Read the lines below. Copy out any that hold the string "chart".

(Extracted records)
>> start
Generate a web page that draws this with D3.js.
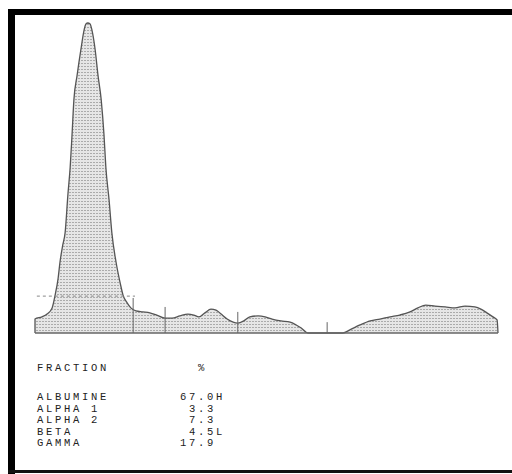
<!DOCTYPE html>
<html>
<head>
<meta charset="utf-8">
<script src="https://cdn.jsdelivr.net/npm/d3@7"></script>
<style>
  html, body { margin: 0; background: #fff; overflow: hidden; }
  svg { display: block; }
  .txt { font-family: "Liberation Mono", "DejaVu Sans Mono", monospace; font-size: 10.5px; fill: #222; }
</style>
</head>
<body>
<div id="chart"></div>
<script>
// densitometer trace: [mobility, density] (0-100 scales)
const tracePos = [0, 0, 1.5, 2.6, 3.7, 4.3, 5.0, 5.4, 6.0, 6.5, 7.1, 7.6, 8.0, 8.4, 9.1, 9.9, 10.6, 11.0, 11.4, 11.9,
    12.3, 13.0, 13.6, 14.3, 14.9, 15.3, 16.0, 16.6, 17.5, 18.4, 19.0, 19.9, 20.7, 21.8, 23.3, 24.8, 26.3, 28.1, 29.6,
    31.3, 33.0, 34.3, 35.4, 36.7, 38.0, 39.1, 40.2, 41.5, 42.8, 43.8, 45.1, 46.4, 48.2, 49.7, 51.2, 53.1, 55.1, 56.4,
    57.5, 58.5, 59.0, 66.5, 68.0, 70.2, 72.4, 74.5, 76.7, 78.8, 81.0, 82.7, 84.4, 86.4, 88.6, 90.7, 92.9, 95.0, 96.3,
    97.6, 98.9, 99.8, 100];
const traceVal = [0, 4.5, 5.2, 6.1, 8.1, 11.9, 17.7, 22.9, 28.4, 32.3, 44.5, 53.5, 63.9, 75.2, 83.2, 91.3, 97.7, 99.7, 100, 99.7,
    97.7, 91.3, 83.2, 75.2, 63.9, 53.5, 42.9, 32.3, 22.9, 16.1, 12.3, 9.7, 8.1, 7.1, 6.8, 6.5, 5.8, 4.8, 4.8,
    5.5, 6.1, 5.8, 5.2, 6.5, 7.7, 7.4, 6.1, 4.5, 3.5, 3.2, 3.9, 5.2, 5.5, 5.2, 4.5, 3.9, 3.5, 2.6,
    1.6, 0.3, 0, 0, 1.0, 2.6, 3.9, 4.5, 5.2, 5.8, 6.8, 8.1, 9.0, 8.7, 8.4, 8.1, 8.7, 8.4, 7.7,
    6.5, 5.2, 4.2, 0];

// fraction boundaries (mobility, height of the marker)
const splitPos = [21.2, 28.1, 43.8, 63.1];
const splitTop = [11.3, 8.4, 6.8, 3.5];
const dashLevel = 11.9;
const dashRange = [0.4, 21.6];

const fractions = ["ALBUMINE", "ALPHA 1", "ALPHA 2", "BETA", "GAMMA"];
const percents = ["67.0H", " 3.3", " 7.3", " 4.5L", "17.9"];

const W = 512, H = 474;

const svg = d3.select("#chart").append("svg")
    .attr("width", W)
    .attr("height", H);

// hatch pattern for the filled area
const defs = svg.append("defs");
const pat = defs.append("pattern")
    .attr("id", "hatch")
    .attr("patternUnits", "userSpaceOnUse")
    .attr("width", 3).attr("height", 3);
pat.append("rect").attr("width", 3).attr("height", 3).attr("fill", "#e6e6e6");
pat.append("rect").attr("width", 2).attr("height", 1).attr("fill", "#ababab");

// frame (top, left, bottom)
svg.append("rect").attr("x", 8).attr("y", 9).attr("width", W - 8).attr("height", 6).attr("fill", "#000");
svg.append("rect").attr("x", 8).attr("y", 9).attr("width", 7).attr("height", H - 9).attr("fill", "#000");
svg.append("rect").attr("x", 8).attr("y", 470).attr("width", W - 8).attr("height", 3).attr("fill", "#111");

const x = d3.scaleLinear().domain([0, 100]).range([35, 498]);
const y = d3.scaleLinear().domain([0, 100]).range([333, 23]);

const pts = tracePos.map((p, i) => [p, traceVal[i]]);

const area = d3.area()
    .x(d => x(d[0]))
    .y0(y(0))
    .y1(d => y(d[1]))
    .curve(d3.curveMonotoneX);

const line = d3.line()
    .x(d => x(d[0]))
    .y(d => y(d[1]))
    .curve(d3.curveMonotoneX);

svg.append("path")
    .datum(pts)
    .attr("d", area)
    .attr("fill", "url(#hatch)");

svg.append("path")
    .datum(pts)
    .attr("d", line)
    .attr("fill", "none")
    .attr("stroke", "#555")
    .attr("stroke-width", 1.3);

// baseline
svg.append("line")
    .attr("x1", x(0)).attr("x2", x(100))
    .attr("y1", y(0)).attr("y2", y(0))
    .attr("stroke", "#666")
    .attr("stroke-width", 1.6);

// dashed reference level
svg.append("line")
    .attr("x1", x(dashRange[0])).attr("x2", x(dashRange[1]))
    .attr("y1", y(dashLevel)).attr("y2", y(dashLevel))
    .attr("stroke", "#888")
    .attr("stroke-width", 1)
    .attr("stroke-dasharray", "3,3");

// fraction split markers
svg.selectAll(".split")
    .data(splitPos)
    .enter().append("line")
    .attr("class", "split")
    .attr("x1", d => x(d)).attr("x2", d => x(d))
    .attr("y1", y(0))
    .attr("y2", (d, i) => y(splitTop[i]))
    .attr("stroke", "#666")
    .attr("stroke-width", 1);

// table
svg.append("text").attr("class", "txt")
    .attr("x", 37).attr("y", 371)
    .attr("letter-spacing", 2.7)
    .text("FRACTION");
svg.append("text").attr("class", "txt")
    .attr("x", 198).attr("y", 371)
    .text("%");

svg.selectAll(".lbl")
    .data(fractions)
    .enter().append("text")
    .attr("class", "txt lbl")
    .attr("x", 37)
    .attr("y", (d, i) => 400 + i * 11.5)
    .attr("letter-spacing", 2.7)
    .style("white-space", "pre")
    .text(d => d);

svg.selectAll(".val")
    .data(percents)
    .enter().append("text")
    .attr("class", "txt val")
    .attr("x", 180)
    .attr("y", (d, i) => 400 + i * 11.5)
    .attr("letter-spacing", 2.7)
    .style("white-space", "pre")
    .text(d => d);
</script>
</body>
</html>
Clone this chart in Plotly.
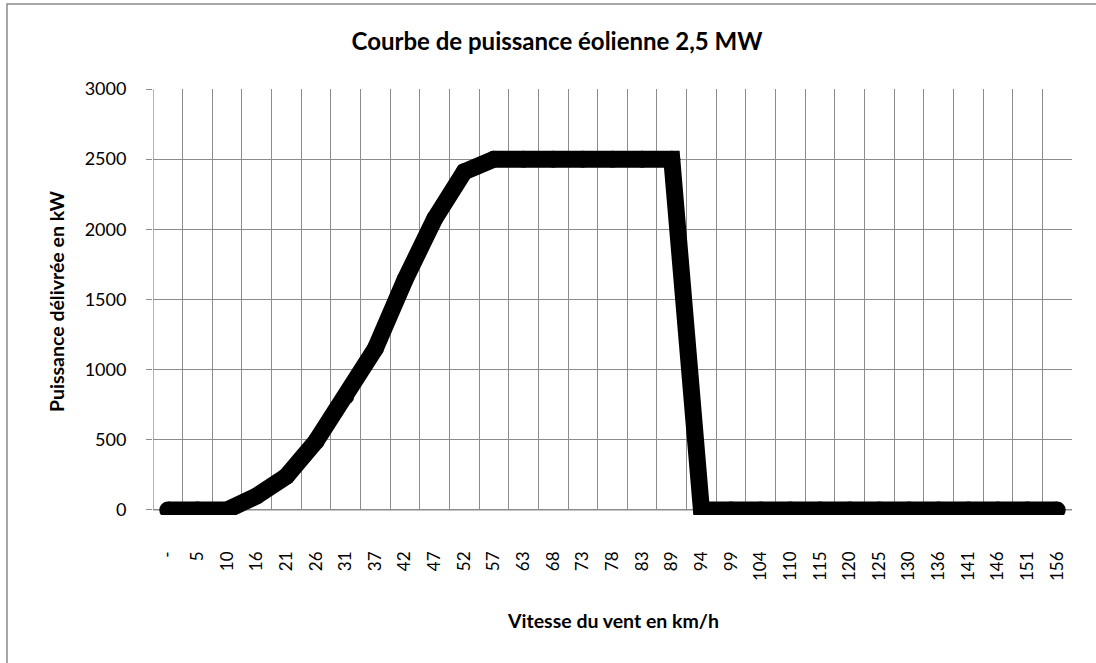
import plotly.graph_objects as go

# Data
categories = ["-", "5", "10", "16", "21", "26", "31", "37", "42", "47", "52",
              "57", "63", "68", "73", "78", "83", "89", "94", "99", "104",
              "110", "115", "120", "125", "130", "136", "141", "146", "151", "156"]
power_kw = [0, 0, 0, 100, 240, 490, 810, 1150, 1640, 2075, 2410,
            2500, 2500, 2500, 2500, 2500, 2500, 2500, 0, 0, 0,
            0, 0, 0, 0, 0, 0, 0, 0, 0, 0]
y_ticks = [0, 500, 1000, 1500, 2000, 2500, 3000]

W, H = 1096, 663
L, R, T, B = 153, 1072, 89, 515
Y_MIN, Y_MAX = -36, 3000
GRID = "#8c8c8c"
FONT = "Lato"

pw, ph = R - L, B - T
def px_x(x):
    return (x - L) / pw
def px_y(y):
    return (B - y) / ph

fig = go.Figure()
fig.add_trace(go.Scatter(
    x=categories, y=power_kw, mode="lines+markers",
    line=dict(color="black", width=17),
    marker=dict(color="black", size=17),
    showlegend=False, hoverinfo="skip",
))

n = len(categories)
x_lo, x_hi = -0.5, n - 0.5
fig.update_layout(
    width=W, height=H,
    margin=dict(l=L, r=W - R, t=T, b=H - B, pad=0, autoexpand=False),
    paper_bgcolor="white", plot_bgcolor="white",
    font=dict(family=FONT, color="black"),
    title=dict(text="<b>Courbe de puissance éolienne 2,5 MW</b>",
               xref="container", yref="container",
               x=557 / W, y=1 - 42 / H, xanchor="center", yanchor="middle",
               font=dict(size=24, family=FONT, color="black")),
    xaxis=dict(type="category", categoryorder="array", categoryarray=categories,
               range=[x_lo, x_hi], tickson="boundaries",
               showgrid=True, gridcolor=GRID, gridwidth=1,
               showline=False, ticks="", zeroline=False,
               tickangle=-90, ticklabelstandoff=32, automargin=False,
               tickfont=dict(size=17, family=FONT, color="black")),
    yaxis=dict(range=[Y_MIN, Y_MAX], tickvals=y_ticks,
               showgrid=True, gridcolor=GRID, gridwidth=1,
               zeroline=False, showline=False, automargin=False,
               ticks="outside", ticklen=6, tickcolor=GRID,
               ticklabelstandoff=16,
               tickfont=dict(size=18, family=FONT, color="black")),
    shapes=[
        # hide gridlines below zero
        dict(type="rect", xref="x", yref="y", x0=x_lo, x1=x_hi, y0=Y_MIN, y1=0,
             fillcolor="white", line=dict(width=0), layer="between"),
        # category axis line
        dict(type="line", xref="x", yref="y", x0=x_lo, x1=x_hi, y0=0, y1=0,
             line=dict(color=GRID, width=1.3), layer="between"),
        # value axis line
        dict(type="line", xref="x", yref="y", x0=x_lo, x1=x_lo, y0=0, y1=Y_MAX,
             line=dict(color=GRID, width=1.3), layer="between"),
        # chart outer border
        dict(type="rect", xref="paper", yref="paper",
             x0=px_x(7), x1=px_x(1102), y0=px_y(670), y1=px_y(4),
             line=dict(color="#8a8a8a", width=1.5), fillcolor="rgba(0,0,0,0)",
             layer="below"),
    ],
    annotations=[
        dict(text="<b>Puissance délivrée en kW</b>", xref="paper", yref="paper",
             x=px_x(56), y=px_y(301), xanchor="center", yanchor="middle",
             textangle=-90, showarrow=False,
             font=dict(size=19.5, family=FONT, color="black")),
        dict(text="<b>Vitesse du vent en km/h</b>", xref="paper", yref="paper",
             x=px_x(612.5), y=px_y(620), xanchor="center", yanchor="middle",
             showarrow=False, font=dict(size=19.5, family=FONT, color="black")),
    ],
)

fig.write_html(
    "out.html",
    config={"displayModeBar": False, "staticPlot": True},
    post_script="document.body.style.margin='0';document.body.style.overflow='hidden';",
)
>> end
__FULL RESPONSE__.
<div id="chart"></div>
const svg = d3.select("#chart").append("svg")
Clone this chart in Plotly.
        # chart outer border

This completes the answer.